What is culture?
I can give you a thousand examples of what culture is (it will take a few hours, but I promise you will find my failures entertaining). But creating a 2-3 sentence definition, one that encompasses all those examples, has proved a challenge.
Let’s think like a fish for a minute.
We live in water, everything that happens to us, everything we do, everything we eat and experience is done in water. This water is “culture” — it is all around us, it is pervasive and it exists mostly un-noticed.
Still a fish, we notice that we live among a group of rocks, while other fish near us live in a hollow under a sunken ship. However, every fish we know within a good distance from us experiences the same water, with water of the same temperature and visibility, living among the same watery plant life and aquatic creatures.
Some of us might prefer that it were warmer, some colder, some of us prefer to live under rocks, others in the open. But none of that changes the fact that we are all living in the same water and that that water and all that goes with it determine a considerable portion of our decisions and activities.

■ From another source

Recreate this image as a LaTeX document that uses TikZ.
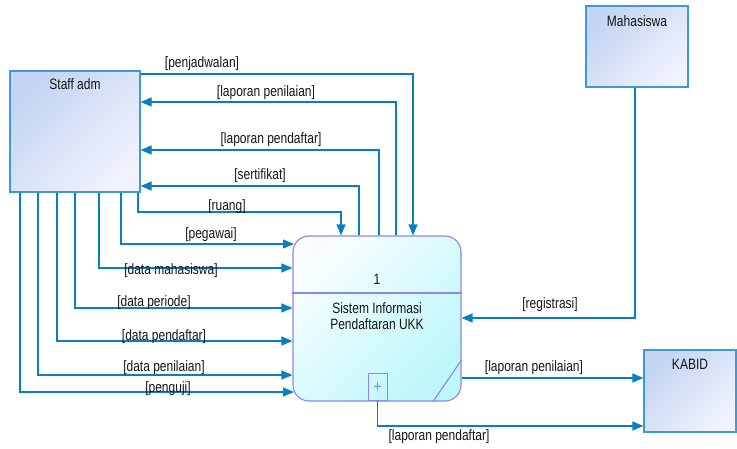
\documentclass[tikz,border=0pt]{standalone}
\usepackage{fontspec}
\setmainfont{Liberation Sans}[FakeStretch=0.8]
\usetikzlibrary{arrows.meta}
\definecolor{flowc}{HTML}{0A7EC2}
\definecolor{entborder}{HTML}{3C9AD6}
\definecolor{entA}{HTML}{C4D4F2}
\definecolor{entB}{HTML}{F0F2FD}
\definecolor{procborder}{HTML}{8888F0}
\definecolor{procA}{HTML}{F8FEFF}
\definecolor{procB}{HTML}{BDF6FB}
\definecolor{txt}{HTML}{141414}
\tikzset{
  entity/.style={draw=entborder, line width=1.2pt, top color=entA, bottom color=entB, shading angle=45, inner sep=0pt},
  proc/.style={draw=procborder, line width=1.1pt, rounded corners=16pt, top color=procA, bottom color=procB, shading angle=45, inner sep=0pt, minimum width=168pt, minimum height=165pt},
  procline/.style={draw=procborder, line width=1.1pt},
  flow/.style={draw=flowc, line width=1.2pt, -{Triangle[length=11pt,width=9pt]}},
  lbl/.style={inner sep=0pt, font=\fontsize{15}{17}\selectfont, text=txt},
  ttl/.style={inner sep=0pt, font=\fontsize{15}{17}\selectfont, text=txt}
}
\begin{document}
\begin{tikzpicture}[x=1pt,y=-1pt]
\useasboundingbox (0,0) rectangle (737,449);
% entities
\node[entity, minimum width=130pt, minimum height=121pt] (staff) at (75,131.5) {};
\node[ttl] (staffT) at (75,84) {Staff adm};
\node[entity, minimum width=102pt, minimum height=81pt] (mhs) at (637,46.5) {};
\node[ttl] (mhsT) at (637,21) {Mahasiswa};
\node[entity, minimum width=92pt, minimum height=82pt] (kabid) at (690,391) {};
\node[ttl] (kabidT) at (690,364) {KABID};
% process
\node[proc] (proc) at (377,318.5) {};
\draw[procline] (proc.west |- 0,293) -- (proc.east |- 0,293);
\draw[procline] (proc.east |- 0,360) -- (433,0 |- proc.south);
\node[ttl] (pnum) at (377,279) {1};
\node[ttl, align=center] (ptxt) at (377,316.5) {Sistem Informasi\\[-1pt]Pendaftaran UKK};
\node[draw=procborder, line width=1pt, minimum width=19pt, minimum height=27pt, inner sep=0pt, anchor=south] (plus) at (377.5,401) {};
\node[inner sep=0pt, text=procborder, font=\fontsize{17}{17}\selectfont] (plusT) at (377.5,388) {+};
% flows at top
\draw[flow] (staff.east |- 0,74) -| (413,0 |- proc.north);
\draw[flow] (396,0 |- proc.north) |- (staff.east |- 0,102);
\draw[flow] (379,0 |- proc.north) |- (staff.east |- 0,150);
\draw[flow] (359,0 |- proc.north) |- (staff.east |- 0,186);
\coordinate (rb) at (138,212);
\draw[flow] (138,0 |- staff.south) -- (rb) -| (341,0 |- proc.north);
% flows from bottom of staff
\draw[flow] (121,0 |- staff.south) |- (294,244);
\draw[flow] (99,0 |- staff.south) |- (proc.west |- 0,268);
\draw[flow] (75,0 |- staff.south) |- (proc.west |- 0,308);
\draw[flow] (57,0 |- staff.south) |- (proc.west |- 0,341);
\draw[flow] (38,0 |- staff.south) |- (proc.west |- 0,375);
\draw[flow] (20,0 |- staff.south) |- (294,392);
% right side flows
\draw[flow] (635,0 |- mhs.south) |- (proc.east |- 0,318);
\draw[flow] (proc.east |- 0,378) -- (kabid.west |- 0,378);
\draw[flow] (plus.south) |- (kabid.west |- 0,426);
% labels
\node[lbl] (l1) at (202,64) {[penjadwalan]};
\node[lbl] (l2) at (266,93) {[laporan penilaian]};
\node[lbl] (l3) at (271,140) {[laporan pendaftar]};
\node[lbl] (l4) at (260,176) {[sertifikat]};
\node[lbl] (l5) at (227,207) {[ruang]};
\node[lbl] (l6) at (211,235) {[pegawai]};
\node[lbl] (l7) at (171,271) {[data mahasiswa]};
\node[lbl] (l8) at (154,303) {[data periode]};
\node[lbl] (l9) at (164,337) {[data pendaftar]};
\node[lbl] (l10) at (164,368) {[data penilaian]};
\node[lbl] (l11) at (168,389) {[penguji]};
\node[lbl] (l12) at (550,305) {[registrasi]};
\node[lbl] (l13) at (534,368) {[laporan penilaian]};
\node[lbl] (l14) at (439,437) {[laporan pendaftar]};
\end{tikzpicture}
\end{document}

Put another way: culture is not an agreement about what we should do or not do. Rather culture is a collection of factors and issues that most people believe are important and worthy of discussion.
For example, I might say that punctuality is important to Germans. My students at the Uni counter, “But not all Germans are punctual.” And I reply, “Yes, that is true. But nearly all Germans will engage in a discussion about punctuality and how or whether it is important. In another culture, the idea of ‘punctuality’ as Germans understand may be incomprehensible and a non-topic.”
In summary, “culture” is the water we swim and live in — it may get warmer or colder, offer more or less to eat from one year to the next — but regardless of how it changes, it surrounds everyone and dictates the topics that are important and worthy of discussion.